Nervous system also worked on sole : "Nervous System is working with New Balance to develop functional 3D-printed midsoles for performance running shoes. We have created proprietary systems to generate midsole designs from pressure data from runners, making it possible to create variable density cushioning that is customized to how a person runs. This ongoing project has given us a unique opportunity to apply our generative design techniques to a new domain."
I remmeber the last time I bought some sandals. It was at a festival, and Havaianas had a stand where you could design your own sandals, selecting the color of the sole, the color of the treads and an extra decoration attached to the thread. What if the same experience would be provided, but this time the sole are made at the customers size, and once the item is purchased?
The first step is to take the dimensions of the customers' feet. The device has to be portable, and take the measurement where it is required, so that the cutting machine will cut into a flat surface the exact imprint of the foot while resting on the floor. So which points are critical to the design? All feet are very different :
I start thinking of a very cheap, simple way to scan a foot using three distance sensors :
Another demo degins. We talk about 3d printing with Graphene to make a sensor hidden in the sole of a shoe. The graphene layer acts as a resistor which resistance changes when pressed. The graphene is designed as one object. During the 3d print, the print will stop at different height to let the user add some electronics :
We also discuss the possibility of printing on fabric, or embeeding fabric within a print :
I look at different DIY way to make sandals, starting with people using tyres. Also, below is a snippet of a conversation I have with a friend from new zealand :
Well, photogrammetry is a thing. And
a few links from today :
10.05.18 / Wearable electronic days. We get introduced to different conductive and resistant textiles and discuss about Microbit, a recent, open-source board for educational purpose. The "scratch-style" IDE is available here.

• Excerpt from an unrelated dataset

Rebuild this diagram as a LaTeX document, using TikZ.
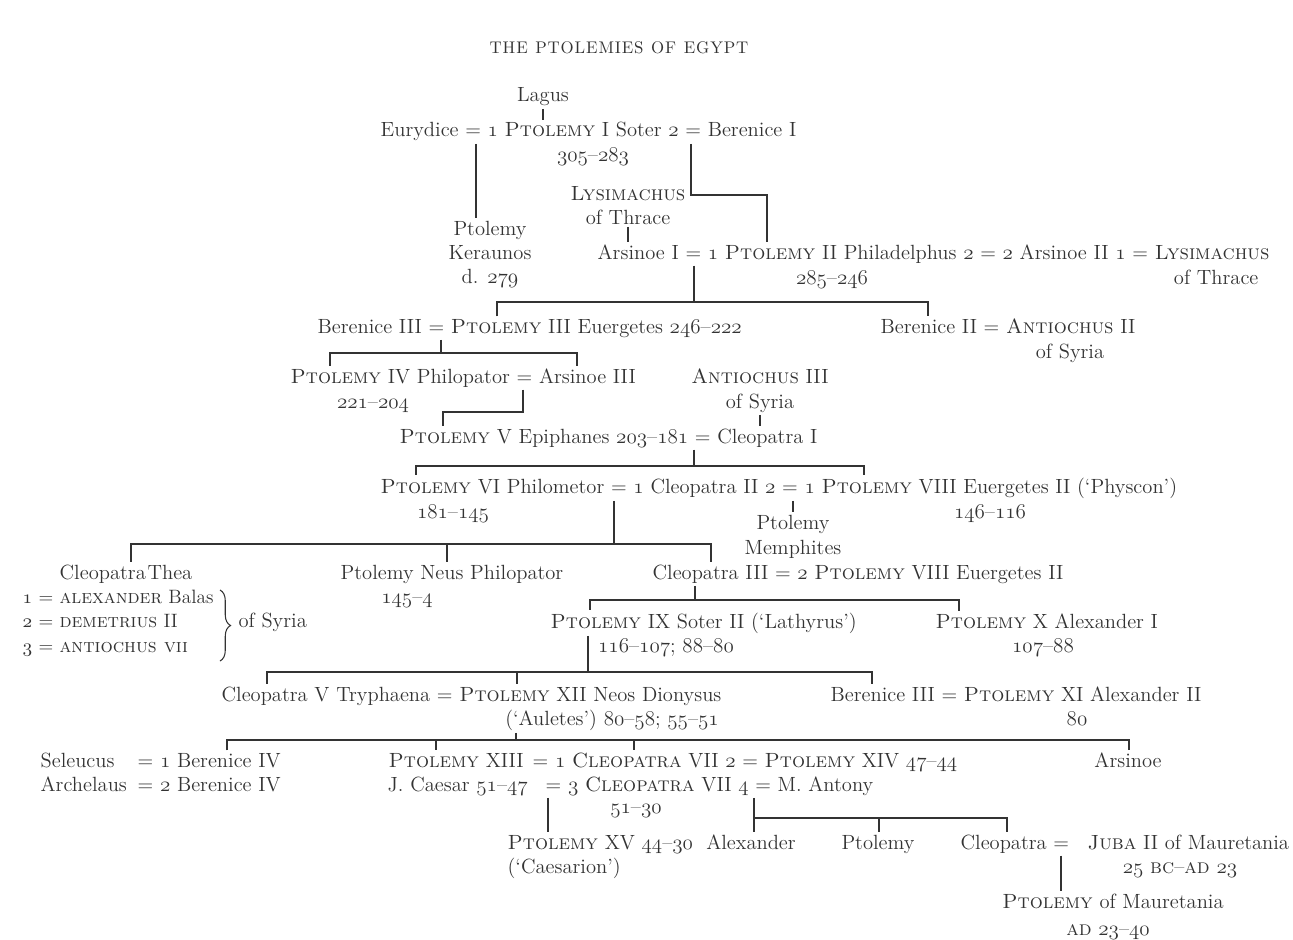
\documentclass[tikz,border=0pt]{standalone}
\usetikzlibrary{decorations.pathreplacing}

\definecolor{ink}{HTML}{333333}
% old style figures, taken from the math italic font
\newcommand\os[1]{{\usefont{OML}{cmm}{m}{it}#1}}
\newcommand\lsp{\kern0.5pt}

\tikzset{
  every node/.style={inner sep=0pt,outer sep=1.5pt,text=ink,
    font=\fontsize{11.7}{14}\selectfont},
  row/.style={anchor=base west},
  ctr/.style={anchor=base},
  small/.style={font=\fontsize{11}{13}\selectfont},
  tie/.style={draw=ink,line width=0.7pt},
}

\begin{document}
\begin{tikzpicture}[x=0.02cm,y=-0.02cm]
\fill[white] (0,0) rectangle (1293,939);
\useasboundingbox (0,0) rectangle (1293,939);

\node[ctr,font=\fontsize{9.6}{12}\selectfont] (title) at (619,54)
  {T\lsp H\lsp E\hspace{0.45em}P\lsp T\lsp O\lsp L\lsp E\lsp M\lsp I\lsp E\lsp S\hspace{0.45em}O\lsp F\hspace{0.45em}E\lsp G\lsp Y\lsp P\lsp T};

% Ptolemy I
\node[ctr] (lagus) at (543,102) {Lagus};
\node[row] (soter) at (378,137) {Eurydice = \os{1} \textsc{Ptolemy} I Soter \os{2} = Berenice I};
\node[ctr] (yrsoter) at (593,162) {\os{305}–\os{283}};
\node[ctr] (lysA) at (628,200) {\textsc{Lysimachus}};
\node[ctr] (lysB) at (628,224) {of Thrace};
\node[ctr] (kerA) at (490,235) {Ptolemy};
\node[ctr] (kerB) at (490,259) {Keraunos};
\node[ctr] (kerC) at (490,283) {d. \os{279}};

% Ptolemy II
\node[row] (philad) at (595,259) {Arsinoe I = \os{1} \textsc{Ptolemy} II Philadelphus \os{2} = \os{2} Arsinoe II \os{1} = \textsc{Lysimachus}};
\node[ctr] (yrphilad) at (832,284) {\os{285}–\os{246}};
\node[anchor=base east] (thraceB) at (1261,284) {of Thrace};

% Ptolemy III, IV, V
\node[row] (euerg) at (315,333) {Berenice III = \textsc{Ptolemy} III Euergetes \os{246}–\os{222}};
\node[row] (berII) at (878,333) {Berenice II = \textsc{Antiochus} II};
\node[ctr] (syriaA) at (1070,358) {of Syria};
\node[row] (philop) at (288,383) {\textsc{Ptolemy} IV Philopator = Arsinoe III};
\node[ctr] (yrphilop) at (373,408) {\os{221}–\os{204}};
\node[ctr] (antA) at (760,383) {\textsc{Antiochus} III};
\node[ctr] (antB) at (760,408) {of Syria};
\node[row] (epiph) at (397,443) {\textsc{Ptolemy} V Epiphanes \os{203}–\os{181} = Cleopatra I};

% Ptolemy VI and VIII
\node[row] (philom) at (378,493) {\textsc{Ptolemy} VI Philometor = \os{1} Cleopatra II \os{2} = \os{1} \textsc{Ptolemy} VIII Euergetes II (‘Physcon’)};
\node[ctr] (yrphilom) at (453,518) {\os{181}–\os{145}};
\node[ctr] (yrphyscon) at (990,518) {\os{146}–\os{116}};
\node[ctr] (memA) at (793,529) {Ptolemy};
\node[ctr] (memB) at (793,554) {Memphites};

\node[ctr] (thea) at (126,579) {Cleopatra\kern1pt Thea};
\node[row,small] (balas) at (20,603) {\os{1} = \textsc{alexander} Balas};
\node[row,small] (demet) at (20,627) {\os{2} = \textsc{demetrius} II};
\node[row,small] (antVII) at (20,652) {\os{3} = \textsc{antiochus vii}};
\node[row] (syriaB) at (236,627) {of Syria};
\node[ctr] (neus) at (452,579) {Ptolemy Neus Philopator};
\node[ctr] (yrneus) at (407,603) {\os{145}–\os{4}};
\node[row] (cleoIII) at (650,579) {Cleopatra III = \os{2} \textsc{Ptolemy} VIII Euergetes II};

% Ptolemy IX, X, XI, XII
\node[row] (lathyrus) at (548,628) {\textsc{Ptolemy} IX Soter II (‘Lathyrus’)};
\node[ctr] (yrlath) at (666,652) {\os{116}–\os{107}; \os{88}–\os{80}};
\node[row] (alexI) at (933,628) {\textsc{Ptolemy} X Alexander I};
\node[ctr] (yralexI) at (1043,652) {\os{107}–\os{88}};
\node[row] (auletes) at (219,701) {Cleopatra V Tryphaena = \textsc{Ptolemy} XII Neos Dionysus};
\node[ctr] (yraul) at (612,725) {(‘Auletes’) \os{80}–\os{58}; \os{55}–\os{51}};
\node[row] (alexII) at (828,701) {Berenice III = \textsc{Ptolemy} XI Alexander II};
\node[ctr] (yralexII) at (1077,725) {\os{80}};

% children of Auletes
\node[row] (seleucus) at (38,767) {Seleucus};
\node[row] (archelaus) at (38,791) {Archelaus};
\node[row] (berIVa) at (135,767) {= \os{1} Berenice IV};
\node[row] (berIVb) at (135,791) {= \os{2} Berenice IV};
\node[row] (ptolXIII) at (386,767) {\textsc{Ptolemy} XIII};
\node[row] (cleoVIIa) at (530,767) {= \os{1} \textsc{Cleopatra} VII \os{2} = \textsc{Ptolemy} XIV \os{47}–\os{44}};
\node[row] (caesar) at (385,791) {J. Caesar \os{51}–\os{47}};
\node[row] (cleoVIIb) at (543,791) {= \os{3} \textsc{Cleopatra} VII \os{4} = M. Antony};
\node[ctr] (yrcleo) at (636,813) {\os{51}–\os{30}};
\node[ctr] (arsinoe) at (1128,767) {Arsinoe};

% last generation
\node[row] (caesarion) at (505,849) {\textsc{Ptolemy} XV \os{44}–\os{30}};
\node[row] (caesarionB) at (505,873) {(‘Caesarion’)};
\node[ctr] (alexander) at (751,849) {Alexander};
\node[ctr] (ptolemy) at (878,849) {Ptolemy};
\node[row] (cleopatra) at (958,849) {Cleopatra =};
\node[row] (juba) at (1085,849) {\textsc{Juba} II of Mauretania};
\node[ctr] (yrjuba) at (1180,873) {\os{25} \textsc{bc}–\textsc{ad} \os{23}};
\node[ctr] (ptolmaur) at (1113,908) {\textsc{Ptolemy} of Mauretania};
\node[ctr] (yrmaur) at (1108,935) {\textsc{ad} \os{23}–\os{40}};

% junctions
\coordinate (c1) at (476,0);
\coordinate (c2) at (691,195);
\coordinate (c2b) at (767,195);
\coordinate (c5) at (694,302);
\coordinate (c5l) at (497,302);
\coordinate (c5r) at (928,302);
\coordinate (c6) at (441,353);
\coordinate (c6l) at (330,353);
\coordinate (c6r) at (577,353);
\coordinate (c7) at (523,412);
\coordinate (c7l) at (443,412);
\coordinate (c9) at (694,466);
\coordinate (c9l) at (416,466);
\coordinate (c9r) at (864,466);
\coordinate (c10) at (614,544);
\coordinate (c10l) at (131,544);
\coordinate (c10m) at (447,544);
\coordinate (c10r) at (711,544);
\coordinate (c11) at (793,0);
\coordinate (c12) at (695,600);
\coordinate (c12l) at (590,600);
\coordinate (c12r) at (959,600);
\coordinate (c13) at (588,672);
\coordinate (c13l) at (267,672);
\coordinate (c13m) at (517,672);
\coordinate (c13r) at (872,672);
\coordinate (c14) at (516,740);
\coordinate (c14l) at (227,740);
\coordinate (c14a) at (436,740);
\coordinate (c14b) at (634,740);
\coordinate (c14r) at (1129,740);
\coordinate (c15) at (548,0);
\coordinate (c16) at (754,818);
\coordinate (c16m) at (879,818);
\coordinate (c16r) at (1007,818);
\coordinate (c17) at (1061,0);

% lines of descent
\draw[tie] (lagus.south) -- (lagus.south |- soter.north);
\draw[tie] (c1 |- soter.south) -- (c1 |- kerA.north);
\draw[tie] (c2 |- soter.south) -- (c2) -- (c2b) -- (c2b |- philad.north);
\draw[tie] (lysB.south) -- (lysB.south |- philad.north);
\draw[tie] (c5 |- philad.south) -- (c5);
\draw[tie] (c5l |- euerg.north) -- (c5l) -- (c5r) -- (c5r |- berII.north);
\draw[tie] (c6 |- euerg.south) -- (c6);
\draw[tie] (c6l |- philop.north) -- (c6l) -- (c6r) -- (c6r |- philop.north);
\draw[tie] (c7 |- philop.south) -- (c7) -- (c7l) -- (c7l |- epiph.north);
\draw[tie] (antB.south) -- (antB.south |- epiph.north);
\draw[tie] (c9 |- epiph.south) -- (c9);
\draw[tie] (c9l |- philom.north) -- (c9l) -- (c9r) -- (c9r |- philom.north);
\draw[tie] (c10 |- philom.south) -- (c10);
\draw[tie] (c10l |- thea.north) -- (c10l) -- (c10r) -- (c10r |- cleoIII.north);
\draw[tie] (c10m) -- (c10m |- neus.north);
\draw[tie] (c11 |- philom.south) -- (c11 |- memA.north);
\draw[decorate,decoration={brace,amplitude=6pt},draw=ink,line width=0.6pt]
  (220,590) -- (220,661);
\draw[tie] (c12 |- cleoIII.south) -- (c12);
\draw[tie] (c12l |- lathyrus.north) -- (c12l) -- (c12r) -- (c12r |- alexI.north);
\draw[tie] (c13 |- lathyrus.south) -- (c13);
\draw[tie] (c13l |- auletes.north) -- (c13l) -- (c13r) -- (c13r |- alexII.north);
\draw[tie] (c13m) -- (c13m |- auletes.north);
\draw[tie] (c14 |- yraul.south) -- (c14);
\draw[tie] (c14l |- berIVa.north) -- (c14l) -- (c14r) -- (c14r |- arsinoe.north);
\draw[tie] (c14a) -- (c14a |- ptolXIII.north);
\draw[tie] (c14b) -- (c14b |- cleoVIIa.north);
\draw[tie] (c15 |- cleoVIIb.south) -- (c15 |- caesarion.north);
\draw[tie] (c16 |- cleoVIIb.south) -- (c16 |- alexander.north);
\draw[tie] (c16) -- (c16r) -- (c16r |- cleopatra.north);
\draw[tie] (c16m) -- (c16m |- ptolemy.north);
\draw[tie] (c17 |- cleopatra.south) -- (c17 |- ptolmaur.north);
\end{tikzpicture}
\end{document}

There are way more pins available that initially displayed, and can be accessed via a breakout board :
And the schematic is available online :
And the block of code can be translated in Javascript, and for professional coding, python can be used.

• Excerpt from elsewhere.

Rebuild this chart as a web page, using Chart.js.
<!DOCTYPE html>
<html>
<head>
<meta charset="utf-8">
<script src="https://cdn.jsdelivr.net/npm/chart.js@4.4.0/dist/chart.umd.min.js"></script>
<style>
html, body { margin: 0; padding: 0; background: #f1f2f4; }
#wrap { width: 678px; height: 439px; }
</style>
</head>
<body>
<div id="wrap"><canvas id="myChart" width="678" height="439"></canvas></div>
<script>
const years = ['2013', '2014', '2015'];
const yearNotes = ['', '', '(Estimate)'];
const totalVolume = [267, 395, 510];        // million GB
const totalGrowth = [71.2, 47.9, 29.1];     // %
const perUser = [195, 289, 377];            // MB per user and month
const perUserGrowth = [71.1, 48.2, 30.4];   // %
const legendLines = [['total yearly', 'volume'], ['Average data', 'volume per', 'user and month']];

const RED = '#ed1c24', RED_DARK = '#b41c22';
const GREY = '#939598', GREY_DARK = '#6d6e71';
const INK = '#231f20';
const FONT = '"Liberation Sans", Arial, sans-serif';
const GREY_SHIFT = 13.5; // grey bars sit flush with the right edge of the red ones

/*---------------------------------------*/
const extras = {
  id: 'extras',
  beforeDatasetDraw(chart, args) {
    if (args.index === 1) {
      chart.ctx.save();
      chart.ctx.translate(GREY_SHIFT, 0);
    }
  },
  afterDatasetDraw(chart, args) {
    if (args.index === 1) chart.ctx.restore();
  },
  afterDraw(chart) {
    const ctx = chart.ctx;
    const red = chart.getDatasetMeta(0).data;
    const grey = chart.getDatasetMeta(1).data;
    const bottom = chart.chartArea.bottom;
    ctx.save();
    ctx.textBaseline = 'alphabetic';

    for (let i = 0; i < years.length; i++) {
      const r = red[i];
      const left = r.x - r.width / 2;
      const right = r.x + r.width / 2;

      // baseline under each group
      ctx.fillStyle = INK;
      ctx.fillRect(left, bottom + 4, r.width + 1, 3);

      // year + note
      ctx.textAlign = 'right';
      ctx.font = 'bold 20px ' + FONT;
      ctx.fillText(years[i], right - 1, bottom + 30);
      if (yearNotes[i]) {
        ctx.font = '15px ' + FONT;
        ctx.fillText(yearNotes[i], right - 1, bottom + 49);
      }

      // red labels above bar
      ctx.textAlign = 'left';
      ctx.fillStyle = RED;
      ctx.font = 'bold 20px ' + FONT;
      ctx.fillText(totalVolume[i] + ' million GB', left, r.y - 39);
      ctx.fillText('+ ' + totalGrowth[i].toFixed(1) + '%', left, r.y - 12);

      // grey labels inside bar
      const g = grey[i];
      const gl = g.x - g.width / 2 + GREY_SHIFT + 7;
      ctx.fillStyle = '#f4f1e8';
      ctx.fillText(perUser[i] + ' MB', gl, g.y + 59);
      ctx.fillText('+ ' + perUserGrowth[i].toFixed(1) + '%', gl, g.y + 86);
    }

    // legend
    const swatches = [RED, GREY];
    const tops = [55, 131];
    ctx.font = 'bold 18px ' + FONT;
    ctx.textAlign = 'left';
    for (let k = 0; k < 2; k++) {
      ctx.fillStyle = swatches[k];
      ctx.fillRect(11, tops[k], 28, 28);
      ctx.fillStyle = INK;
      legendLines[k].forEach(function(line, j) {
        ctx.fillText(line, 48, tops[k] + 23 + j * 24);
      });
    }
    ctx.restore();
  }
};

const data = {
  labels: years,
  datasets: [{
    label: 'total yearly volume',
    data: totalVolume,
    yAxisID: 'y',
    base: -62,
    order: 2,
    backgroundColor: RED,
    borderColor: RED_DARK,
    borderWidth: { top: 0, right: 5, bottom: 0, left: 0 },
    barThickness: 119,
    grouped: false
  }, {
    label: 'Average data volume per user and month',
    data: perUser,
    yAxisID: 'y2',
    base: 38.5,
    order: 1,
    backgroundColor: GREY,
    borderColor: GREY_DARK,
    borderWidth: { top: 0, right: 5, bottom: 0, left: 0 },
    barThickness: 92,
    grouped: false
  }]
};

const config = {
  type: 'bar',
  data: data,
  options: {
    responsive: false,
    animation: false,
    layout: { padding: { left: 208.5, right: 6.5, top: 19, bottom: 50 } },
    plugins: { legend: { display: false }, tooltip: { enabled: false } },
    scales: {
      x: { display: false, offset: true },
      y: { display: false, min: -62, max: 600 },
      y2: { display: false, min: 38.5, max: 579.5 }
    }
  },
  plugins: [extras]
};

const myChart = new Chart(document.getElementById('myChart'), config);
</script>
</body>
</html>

We get introduced to a wide range of product and material that are conductors, textiles, threads, ATTiny programmers, Lilipads:
After a short tutorial, we make our first pressure sensor using some noeprene and a textile which offers a variable resistance according to how much it is pressed. The general idea is that the closer the thread, the most conductive. We sandwich this material between two layers of laser-cut neoprene on which we have stiched some conductive thread, and apply some voltage :
after a long afternoon covering the application of e-textile in the world of fashion with Ricardo, we head to a museum where different Italian artists have been experimenting with the same textile (representative of a part of Italy) and came up with completely different pieces :
11.05.18 / Last day of the bootcamp. A researcher and former Fab Academy student from a Fab Lab in Germany presents her work in soft robotics and runs a workshop with us. By designing and vinyl cutting shapes of channels in baking paper, putting it between two sheet of vinyl for transfert and ironing it, we rapidly come up with prototypes :
With the pressure applied, the material can take different shapes. Rather than focusing on giving the material itself a specific shape, I use it as an actuator to lift another material. I can think of two applications for such system :
At lunch time I have a look at the test-pieces of bioplastics which are finally dry. We end up with completely different visual results, resistance and texture according to what was added to the initial solution. The most successful is the test-piece which holds a fair amount of bubbles. I am surprised at how resistant the material is.
As a test I submerge a small piece of it in water. One hour later, the plastic has warped and thickened, and has become slimy. It has very little waterproofing capability. I guess used this way with no extra binder, It could become useful to design temporary objects (packaging?) which are kept inside. I am also curious to research how other biogredeable plastic based on corn and widely used in supermarket in Italy and France are crafted.
In the afternoon we begin a hackathon in group to come up with prototype for our project. In order to add some electronics, we come up with the concept of "shock" : a Shoe which provides a gentle foot massage when the user put her/his/their heel on the table. We are using the pressure sensor located on the back of the heel, triggering the mini-vibrating actuators.
While the rest of the group works on the textile design, I focus on the electronics, writing a bit of code and prototyping the PCB on a breadboard. I end up using a transistor to send power to the actuators (the voltage delivered by the pins is to low) and a pull down resistor to receive a clean signal from the sensor. I also use for the first time some old school capacitor, gathering what I can find around the lab. A bit of soldering to fit some male headers to the Microbit and we get the first draft:
Now the challenge is to fit it all into the sole. To accelerate the process I decide to directly solder my components on a perforated board. Initially the idea is seducing since I do not have to look for SMD parts around the lab, but eventually this choice seems less and less like a good idea.
I must admit that I am drained. It was a great but long week. My brain is in sleep mode, and translating the PCB design from the bread board to the perforated board is painfully difficult - much more than drawing a sketch on Eagle would have been (lesson learned). I finally get to put everything together, and with no time to sew it to the shoe, we gather all the components on the table for the final presentation :
This hackathon did not enable us to fully finish this project, which I consider my main project for this week. You can find the design files (rhino) and other references here. I was unable to track down the exact type of material used by the rest of the team, however if you are interested in replicating this model I will happily get these pieces of information for you.
This conludes our bootcamp, and the wildcard week. I leave you with the last picture that I took on that afternoon. Remember the cristallisation process?
12.05.18 / International Arduino Day! The lab is packed with tables where all sorts of projects are showcased. One machine is a drawing machine, but specifically designed for people with disabilities : the machine supposedly expands the motion of the finger of the user. I won't get a demonstration sadly.
The rest of the day is a stroll through the city, appreciating the cultural appeal of Milan :
I am also looking at assembling several files in Fusion 360 as well as using selection sets for my final project.